Identify the lines bearing the string "matplotlib" and gather them.

---------------

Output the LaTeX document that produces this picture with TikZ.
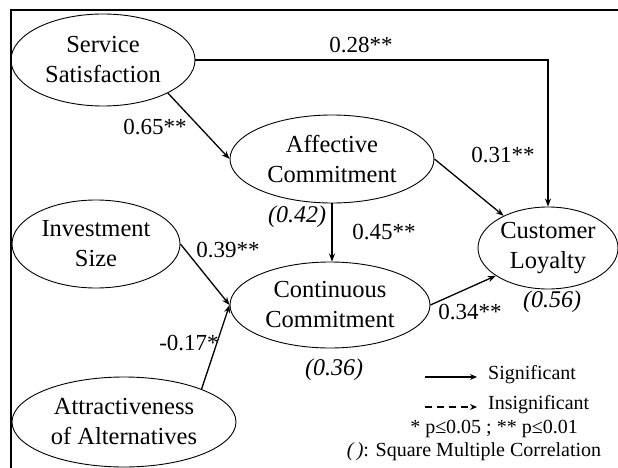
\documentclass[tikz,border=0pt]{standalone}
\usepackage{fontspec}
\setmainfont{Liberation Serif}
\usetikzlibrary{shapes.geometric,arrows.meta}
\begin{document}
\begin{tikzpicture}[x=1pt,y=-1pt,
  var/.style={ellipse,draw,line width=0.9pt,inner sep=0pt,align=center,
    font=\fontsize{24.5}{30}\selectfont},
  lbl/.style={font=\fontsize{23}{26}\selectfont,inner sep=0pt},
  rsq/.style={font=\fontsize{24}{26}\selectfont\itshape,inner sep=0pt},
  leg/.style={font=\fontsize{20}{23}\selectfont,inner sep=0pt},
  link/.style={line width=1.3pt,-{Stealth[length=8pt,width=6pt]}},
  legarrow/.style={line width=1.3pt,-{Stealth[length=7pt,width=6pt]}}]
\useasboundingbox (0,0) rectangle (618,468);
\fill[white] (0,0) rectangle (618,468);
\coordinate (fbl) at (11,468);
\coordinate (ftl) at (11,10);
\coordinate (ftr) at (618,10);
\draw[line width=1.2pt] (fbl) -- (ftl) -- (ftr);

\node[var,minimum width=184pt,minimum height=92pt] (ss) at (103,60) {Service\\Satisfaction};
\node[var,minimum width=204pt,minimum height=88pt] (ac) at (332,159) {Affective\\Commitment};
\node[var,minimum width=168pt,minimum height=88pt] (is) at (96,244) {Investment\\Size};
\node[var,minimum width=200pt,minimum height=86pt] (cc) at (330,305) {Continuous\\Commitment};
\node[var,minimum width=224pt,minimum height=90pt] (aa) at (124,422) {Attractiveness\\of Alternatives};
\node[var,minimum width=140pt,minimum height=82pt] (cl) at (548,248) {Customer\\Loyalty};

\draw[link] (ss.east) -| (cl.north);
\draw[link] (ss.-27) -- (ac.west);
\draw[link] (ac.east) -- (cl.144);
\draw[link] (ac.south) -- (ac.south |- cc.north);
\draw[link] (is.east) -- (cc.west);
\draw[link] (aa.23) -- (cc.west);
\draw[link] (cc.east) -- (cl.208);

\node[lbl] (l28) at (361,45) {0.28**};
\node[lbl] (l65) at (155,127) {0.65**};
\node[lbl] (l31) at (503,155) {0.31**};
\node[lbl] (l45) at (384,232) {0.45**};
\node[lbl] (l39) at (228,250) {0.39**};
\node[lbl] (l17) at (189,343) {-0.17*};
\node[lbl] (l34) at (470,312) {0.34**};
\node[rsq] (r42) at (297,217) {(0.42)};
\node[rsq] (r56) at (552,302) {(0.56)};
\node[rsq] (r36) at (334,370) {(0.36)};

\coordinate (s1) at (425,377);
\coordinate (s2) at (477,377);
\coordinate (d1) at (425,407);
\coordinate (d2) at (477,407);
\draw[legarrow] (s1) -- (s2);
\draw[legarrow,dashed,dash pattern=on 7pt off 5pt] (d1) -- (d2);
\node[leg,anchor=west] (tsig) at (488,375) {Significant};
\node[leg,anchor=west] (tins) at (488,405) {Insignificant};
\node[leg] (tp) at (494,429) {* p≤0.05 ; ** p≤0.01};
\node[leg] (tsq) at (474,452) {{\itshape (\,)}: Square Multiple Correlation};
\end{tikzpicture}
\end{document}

---------------

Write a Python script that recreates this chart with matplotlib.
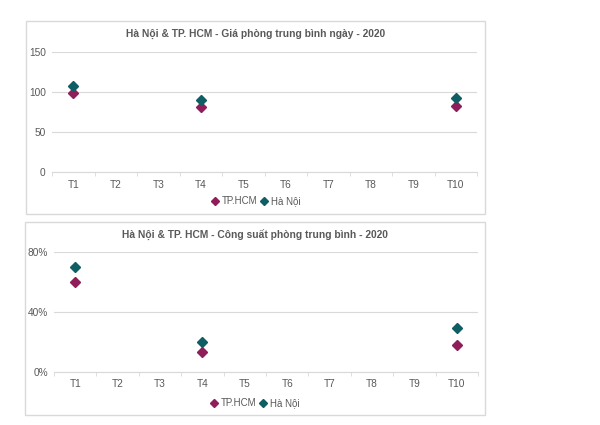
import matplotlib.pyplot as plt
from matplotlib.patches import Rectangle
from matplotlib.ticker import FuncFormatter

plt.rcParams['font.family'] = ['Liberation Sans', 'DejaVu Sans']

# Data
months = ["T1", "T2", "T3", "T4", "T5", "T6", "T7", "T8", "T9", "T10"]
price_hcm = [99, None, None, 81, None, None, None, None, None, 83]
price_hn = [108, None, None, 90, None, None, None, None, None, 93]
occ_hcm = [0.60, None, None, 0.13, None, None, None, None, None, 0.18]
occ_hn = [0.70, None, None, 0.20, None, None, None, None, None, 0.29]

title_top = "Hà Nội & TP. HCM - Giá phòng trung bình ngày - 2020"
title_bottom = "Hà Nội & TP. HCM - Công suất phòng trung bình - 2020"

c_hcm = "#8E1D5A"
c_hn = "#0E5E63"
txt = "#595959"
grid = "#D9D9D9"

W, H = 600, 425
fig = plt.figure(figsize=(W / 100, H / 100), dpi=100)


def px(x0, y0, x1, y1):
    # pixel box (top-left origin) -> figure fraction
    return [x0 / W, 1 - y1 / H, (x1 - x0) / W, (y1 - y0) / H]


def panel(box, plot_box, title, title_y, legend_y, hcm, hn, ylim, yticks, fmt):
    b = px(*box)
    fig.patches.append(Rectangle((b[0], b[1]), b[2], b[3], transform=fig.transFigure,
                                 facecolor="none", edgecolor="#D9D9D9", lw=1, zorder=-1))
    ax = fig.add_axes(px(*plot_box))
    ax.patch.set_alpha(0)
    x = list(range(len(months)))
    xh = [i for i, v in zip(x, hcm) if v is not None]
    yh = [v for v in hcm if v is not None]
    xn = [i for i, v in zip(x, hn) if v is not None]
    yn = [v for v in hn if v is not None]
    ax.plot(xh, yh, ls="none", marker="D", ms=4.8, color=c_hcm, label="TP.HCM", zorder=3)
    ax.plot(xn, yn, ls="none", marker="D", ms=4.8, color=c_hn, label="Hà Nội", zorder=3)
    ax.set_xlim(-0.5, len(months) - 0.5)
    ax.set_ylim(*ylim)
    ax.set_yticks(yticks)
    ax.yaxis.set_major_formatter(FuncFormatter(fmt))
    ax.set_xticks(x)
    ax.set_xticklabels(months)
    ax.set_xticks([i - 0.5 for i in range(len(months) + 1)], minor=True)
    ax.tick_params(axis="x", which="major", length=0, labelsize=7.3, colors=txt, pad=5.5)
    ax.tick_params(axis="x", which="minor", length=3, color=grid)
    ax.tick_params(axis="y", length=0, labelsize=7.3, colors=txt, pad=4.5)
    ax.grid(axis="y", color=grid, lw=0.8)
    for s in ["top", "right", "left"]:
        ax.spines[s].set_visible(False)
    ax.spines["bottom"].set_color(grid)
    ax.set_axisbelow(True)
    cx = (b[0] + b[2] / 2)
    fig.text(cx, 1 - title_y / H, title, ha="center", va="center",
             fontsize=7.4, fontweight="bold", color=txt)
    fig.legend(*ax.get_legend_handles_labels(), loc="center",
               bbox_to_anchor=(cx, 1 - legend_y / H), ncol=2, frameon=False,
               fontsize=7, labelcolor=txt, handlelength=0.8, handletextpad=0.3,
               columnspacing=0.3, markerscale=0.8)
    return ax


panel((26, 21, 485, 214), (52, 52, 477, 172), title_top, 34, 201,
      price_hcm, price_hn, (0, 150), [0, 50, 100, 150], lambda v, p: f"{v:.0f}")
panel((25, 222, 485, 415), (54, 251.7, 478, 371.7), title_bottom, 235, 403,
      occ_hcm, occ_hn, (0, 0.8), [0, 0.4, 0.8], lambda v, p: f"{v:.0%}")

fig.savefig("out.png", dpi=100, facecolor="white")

---------------

- Complete response:
Write a Python script that recreates this chart with matplotlib.
import matplotlib.pyplot as plt
from matplotlib.patches import Rectangle
from matplotlib.ticker import FuncFormatter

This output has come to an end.